Water storage, treatment

But water storage and treatment remain the top priority. If successful, officials say such projects will aid not only in restoring the lower Everglades, but will ease pollution pressure on two critical estuaries -- St. Lucie and Caloosahatchee -- where for years water managers have discharged excess water to maintain safe lake levels in Okeechobee.

"For a long time we've been looking at the Everglades south of the lake, but this whole system is connected from Disney World south," said Randy Smith, a SFWMD spokesman. "If we get this done, it will have great benefit to those estuaries on either side of the lake."

Paul Gray, science coordinator for the Audubon Society's Lake Okeechobee program and a member of the technical committee charged with drafting the plan, called the effort "bold and ambitious." But he said it provides the last and perhaps best opportunity to save both the lake and massive wetland just south of it, including Everglades National Park.

"The first step is getting the water under control," Gray said. "Once it's stored, you can move the water where you want, when you want, and it's not making the lake any dirtier. After we get the lake cleaned up, we should be able to make some progress in solving the pollution issue downstream."

Complications

It sounds simple, but executing the plan will be anything but easy. Planners expect the Phase II storage and filtration projects to cost well over $1 billion, and a number of critical engineering questions remain, including the feasibility of drilling deep water storage wells on Lake Okeechobee's northern rim.
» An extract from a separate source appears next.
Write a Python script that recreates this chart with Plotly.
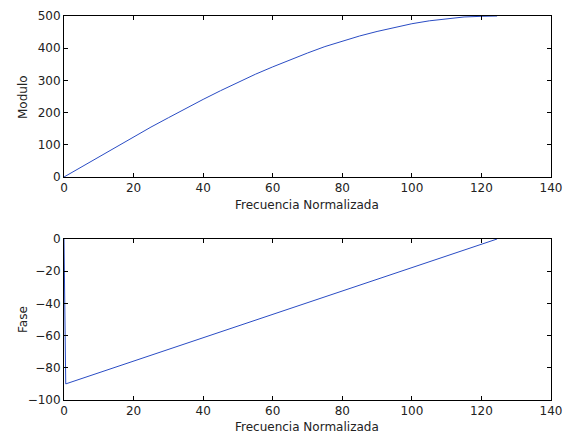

Early test drills revealed elevated arsenic levels in some wells, and other technical issues proved to make drilling more expensive than initially thought. Smith, the district spokesman, said it may take several more years of testing before the deep-well injection option becomes viable.

A second option for water storage involves creating massive new surface reservoirs north of Okeechobee, but that option will require either purchasing or leasing of large swaths of private land, much of it used for cattle-calf operations.

As of Sept. 30, the state had acquired 12,378 of the roughly 38,500 acres it seeks for such projects in the Okeechobee Basin at a cost of just over $82 million. The remaining acreage is expected to cost upward of $160 million based on current land prices, according to SFWMD.

Eric Buermann, chairman of the SFWMD's governing board, described the draft plan, which requires approval from the Florida Legislature, as a "cost-effective plan that will build upon the work already under way" to improve conditions in the northern Everglades.

The plan is due to the legislature by Feb. 1, with initial projects expected to begin in the spring, officials said. The more technically challenging parts of the plan, including the construction of deep-well aquifers, would likely begin after 2010, according to SFWMD.